The Sonoma
State University talk featuring the first female chief of the Cherokee Nation, Wilma
Mankiller, highlighted some of the problems, misperceptions, and stereotypes of
Native American society. She also discusses
historical events but it’s clearly evident that her message was about the active
movement of guiding American Indians into the future.
Ms.
Mankiller’s talk provided her audience with a brief historical background of
Native American society and an understanding of the differences in tribal
nations and tribal governments that existed across the land. She emphasizes in her discussion that each
tribe has it own unique government and has lived in organized societies for
“thousands of years before Europeans arrived” claiming to have discovered a
“New World.”
Mankiller
goes on to discuss some of the common issues Native Americans are facing
today.
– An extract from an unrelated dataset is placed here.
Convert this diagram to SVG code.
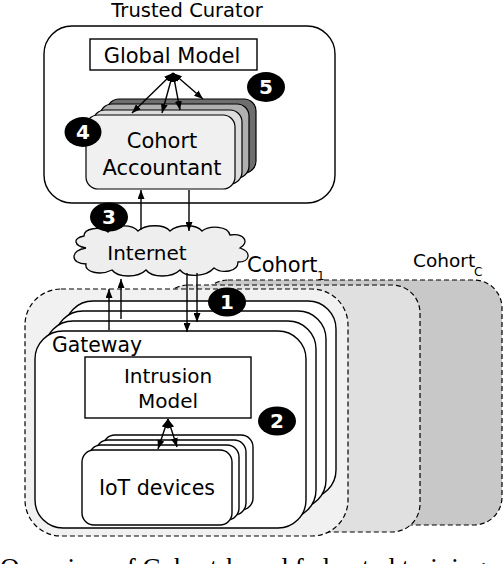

Many of these issues focus on the
protection of tribal governments, land and water rights and the preservation of
language and traditional ways such as medicine, ceremony and relationship to
the land. She explains that regardless
of where Natives may live today, they can maintain their connections with their
Native communities and still live their life with traditional Indian values to
create vital and vibrant communities regardless of the distance between them. At the same time that these vibrant
communities are being created, it was her belief that accurate information about
Native American culture had to be made available to the general public. Mankiller believed it was the lack of
information that fueled the negative stereotypes. She explains that even congress knows very
little about the issues Natives are still facing and that some “don’t believe
tribal law is real law…” With this level
of ignorance within our congressional leadership, it’s easy to understand
Mankiller’s position that the average American doesn’t have a clue. She goes on
to give the following example of American ignorance to modern Native American
culture by sharing a story about a tourist visiting an Indian town, who stops
her to ask “Where are all the Indians?” as if expecting Native Americans to
“live in teepees and dress in buckskin” in the 21st century. I could
only hope that this is an extreme example of our ignorance and not a typical
expression of an American tourist today.